この場合、「都市封鎖」はどっちにしてもヲ格を取っているし、従って「封鎖する」のヲ格を「都市」が埋めて自動詞になっている、というようなことではないようです(「Xの値を上げる」→「Xを値上げする」のように、NV複合語のNが不飽和名詞で、その項が複合語ではヲ格となって出てくる、というパターンもありますが、「都市封鎖」はそれとも違いそうです)。この場合、単に「封鎖」だけだと漠然としているので、もう少し具体的にその下位タイプを指定している、くらいの感じでしょうか?

ただ、検索していると、「都市封鎖」がヲ格を明確に取っている感じのは少なくて、以下の (3a) のようなものが多いかもしれません。

(3) a. ニューヨーク市長は、ブルックリンなど一部地域で再び都市封鎖を行う方針を明らかにした。

この場合、(3b) のように「都市」を省略すると「封鎖」のところで「え、何を?」となる感じがあります。

(3) b. ?ニューヨーク市長は、ブルックリンなど一部地域で再び封鎖を行う方針を明らかにした。

そうすると、この場合、「封鎖」だけでは他動詞的で、「都市」でヲ格を埋めることによって自動詞的な地位を獲得しているという点で、「ものを知らない」タイプに近いことになるのかもしれません。
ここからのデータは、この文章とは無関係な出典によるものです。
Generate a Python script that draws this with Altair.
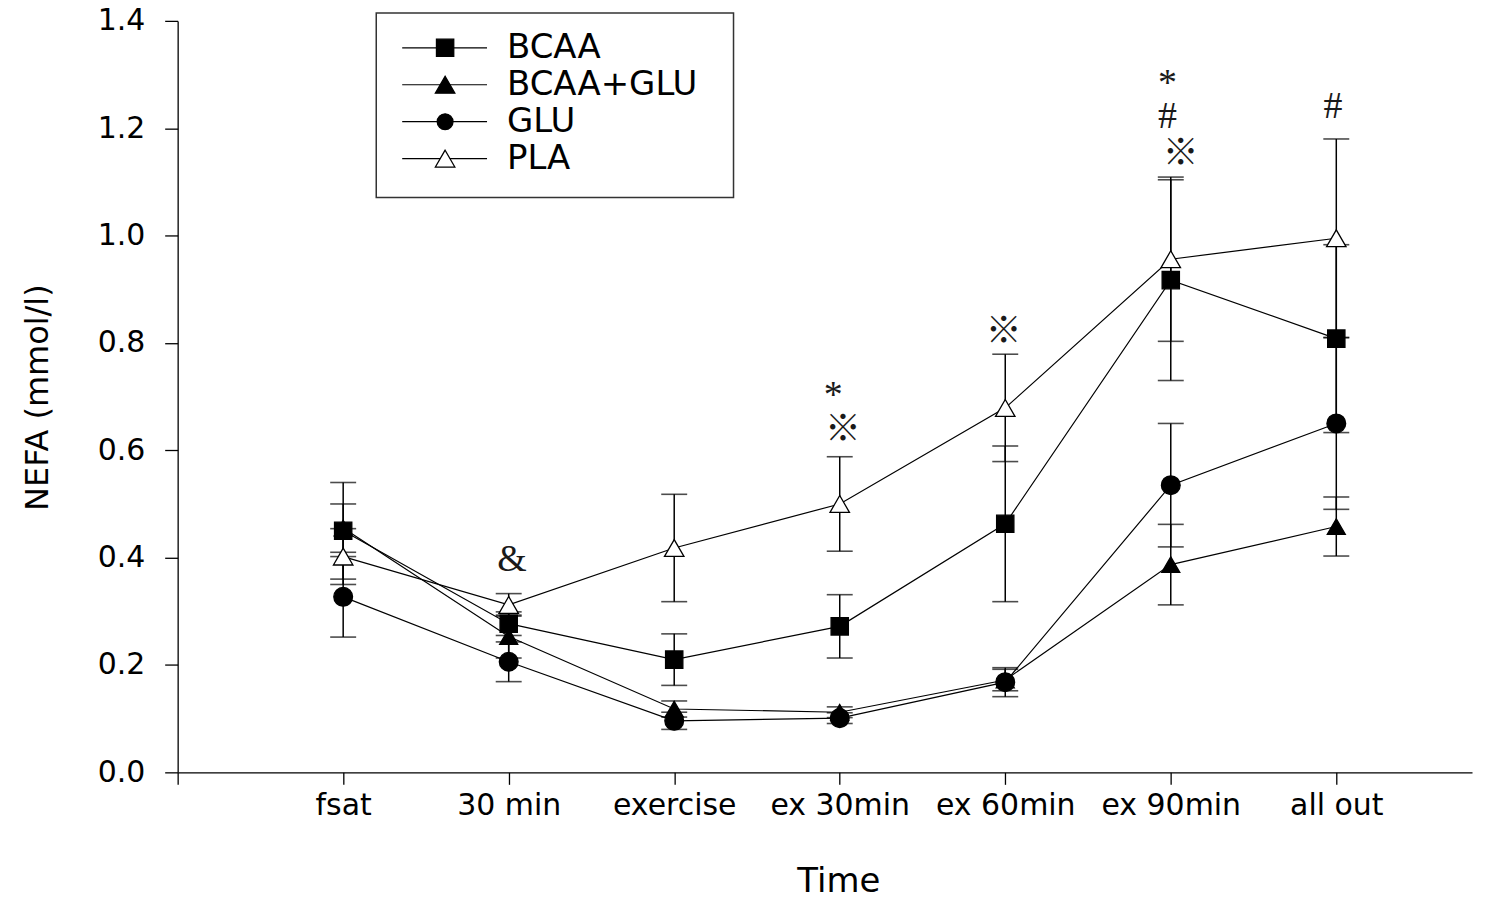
import altair as alt
import pandas as pd

# ---- data ----
times = ["fsat", "30 min", "exercise", "ex 30min", "ex 60min", "ex 90min", "all out"]
series = ["BCAA", "BCAA+GLU", "GLU", "PLA"]

bcaa_mean = [0.450, 0.277, 0.210, 0.272, 0.463, 0.917, 0.808]
bcaa_sd = [0.090, 0.022, 0.048, 0.059, 0.145, 0.187, 0.175]
bg_mean = [0.455, 0.253, 0.118, 0.112, 0.172, 0.387, 0.458]
bg_sd = [0.045, 0.040, 0.015, 0.010, 0.020, 0.075, 0.055]
glu_mean = [0.327, 0.206, 0.096, 0.101, 0.168, 0.535, 0.650]
glu_sd = [0.075, 0.037, 0.016, 0.010, 0.027, 0.115, 0.160]
pla_mean = [0.402, 0.312, 0.418, 0.500, 0.679, 0.956, 0.995]
pla_sd = [0.052, 0.021, 0.100, 0.088, 0.100, 0.153, 0.185]

# significance marks (time position, value level)
ann_text = ["&", "*", "※", "※", "*", "#", "※", "#"]
ann_time = [2.02, 3.96, 4.02, 4.99, 5.98, 5.98, 6.06, 6.98]
ann_value = [0.396, 0.702, 0.638, 0.820, 1.282, 1.220, 1.152, 1.240]

# ---- build tables ----
means = [bcaa_mean, bg_mean, glu_mean, pla_mean]
sds = [bcaa_sd, bg_sd, glu_sd, pla_sd]
rows = []
for s, m, d in zip(series, means, sds):
    for i, t in enumerate(times):
        rows.append({"series": s, "t": i + 1, "time": t, "mean": m[i],
                     "lo": m[i] - d[i], "hi": m[i] + d[i]})
df = pd.DataFrame(rows)
ann = pd.DataFrame({"text": ann_text, "t": ann_time, "v": ann_value})

FONT = "DejaVu Sans"
W, H = 1297, 753

xscale = alt.Scale(domain=[0, 7.82], nice=False, zero=False)
yscale = alt.Scale(domain=[0, 1.4], nice=False, zero=True)

label_expr = "['', 'fsat', '30 min', 'exercise', 'ex 30min', 'ex 60min', 'ex 90min', 'all out'][datum.value]"

x_enc = alt.X("t:Q", scale=xscale,
              axis=alt.Axis(values=[0, 1, 2, 3, 4, 5, 6, 7], labelExpr=label_expr,
                            title="Time", tickSize=12, labelPadding=6,
                            labelFontSize=30, titleFontSize=34,
                            titleX=662, titleY=109, titleBaseline="middle",
                            labelOverlap=False, labelFlush=False))
y_enc = alt.Y("mean:Q", scale=yscale,
              axis=alt.Axis(values=[0, 0.2, 0.4, 0.6, 0.8, 1.0, 1.2, 1.4], format=".1f",
                            title="NEFA (mmol/l)", tickSize=13, labelPadding=20,
                            labelFontSize=30, titleFontSize=32,
                            titleX=-140, titleY=377, titleBaseline="middle"))

base = alt.Chart(df)

lines = base.mark_line(color="black", strokeWidth=1.2).encode(
    x=x_enc, y=y_enc, detail="series:N", order="t:Q")

err = base.mark_rule(color="black", strokeWidth=1.5).encode(
    x=alt.X("t:Q", scale=xscale), y=alt.Y("lo:Q", scale=yscale), y2="hi:Q")

cap_lo = base.mark_tick(orient="horizontal", size=26, thickness=1.6, color="black").encode(
    x=alt.X("t:Q", scale=xscale), y=alt.Y("lo:Q", scale=yscale))
cap_hi = base.mark_tick(orient="horizontal", size=26, thickness=1.6, color="black").encode(
    x=alt.X("t:Q", scale=xscale), y=alt.Y("hi:Q", scale=yscale))

shapes = ["square", "triangle-up", "circle", "triangle-up"]
fills = ["black", "black", "black", "white"]
sizes = [300, 380, 250, 380]

points = base.mark_point(filled=True, stroke="black", strokeWidth=1.3, opacity=1).encode(
    x=alt.X("t:Q", scale=xscale), y=alt.Y("mean:Q", scale=yscale),
    shape=alt.Shape("series:N", scale=alt.Scale(domain=series, range=shapes), legend=None),
    fill=alt.Fill("series:N", scale=alt.Scale(domain=series, range=fills), legend=None),
    size=alt.Size("series:N", scale=alt.Scale(domain=series, range=sizes), legend=None))

ann_serif = alt.Chart(ann).transform_filter("datum.text != '※'").mark_text(
    font="Liberation Serif", fontSize=38, color="#1a1a1a", baseline="middle", align="center").encode(
    x=alt.X("t:Q", scale=xscale), y=alt.Y("v:Q", scale=yscale), text="text:N")
ann_ref = alt.Chart(ann).transform_filter("datum.text == '※'").mark_text(
    font="Noto Sans CJK JP", fontSize=36, color="#1a1a1a", baseline="middle", align="center").encode(
    x=alt.X("t:Q", scale=xscale), y=alt.Y("v:Q", scale=yscale), text="text:N")

# ---- legend (drawn in the top-left of the plot) ----
one = pd.DataFrame({"k": [0]})
legend_layers = [
    alt.Chart(one).mark_rect(fillOpacity=0, stroke="#333333", strokeWidth=1.5).encode(
        x=alt.value(199), x2=alt.value(557), y=alt.value(-8), y2=alt.value(177))
]
leg_y = [27, 64, 101, 138]
for name, shp, fl, sz, ly in zip(series, shapes, fills, sizes, leg_y):
    legend_layers.append(alt.Chart(one).mark_rule(color="black", strokeWidth=1.2).encode(
        x=alt.value(225), x2=alt.value(310), y=alt.value(ly)))
    legend_layers.append(alt.Chart(one).mark_point(
        shape=shp, filled=True, fill=fl, stroke="black", strokeWidth=1.3, size=sz, opacity=1).encode(
        x=alt.value(268), y=alt.value(ly)))
    legend_layers.append(alt.Chart(one).mark_text(
        align="left", baseline="middle", font=FONT, fontSize=34, color="black").encode(
        x=alt.value(330), y=alt.value(ly), text=alt.value(name)))

chart = alt.layer(lines, err, cap_lo, cap_hi, points, ann_serif, ann_ref, *legend_layers).properties(
    width=W, height=H,
    autosize=alt.AutoSizeParams(type="none"),
    padding={"left": 170, "top": 12, "right": 8, "bottom": 126},
).configure_view(stroke=None).configure_axis(
    grid=False, domainColor="black", tickColor="black", labelColor="black", titleColor="black",
    domainWidth=1.3, tickWidth=1.3, labelFont=FONT, titleFont=FONT, titleFontWeight="normal",
)

chart.save("out.html", embed_options={"renderer": "svg", "actions": False})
このへんは、もう少し考察が必要かもです。

テクニカルに思うこと

これ (1b) がそういう解釈になるというのは決まっているものとしたうえで (1a) は (1b) の解釈を回避するための技、という議論の持っていき方をしてるんですけどあんまり正統派なやり方じゃないような気もする。まあ、こういったやり方も、有効な範囲では有効なんじゃないでしょうか…(トートロジー)。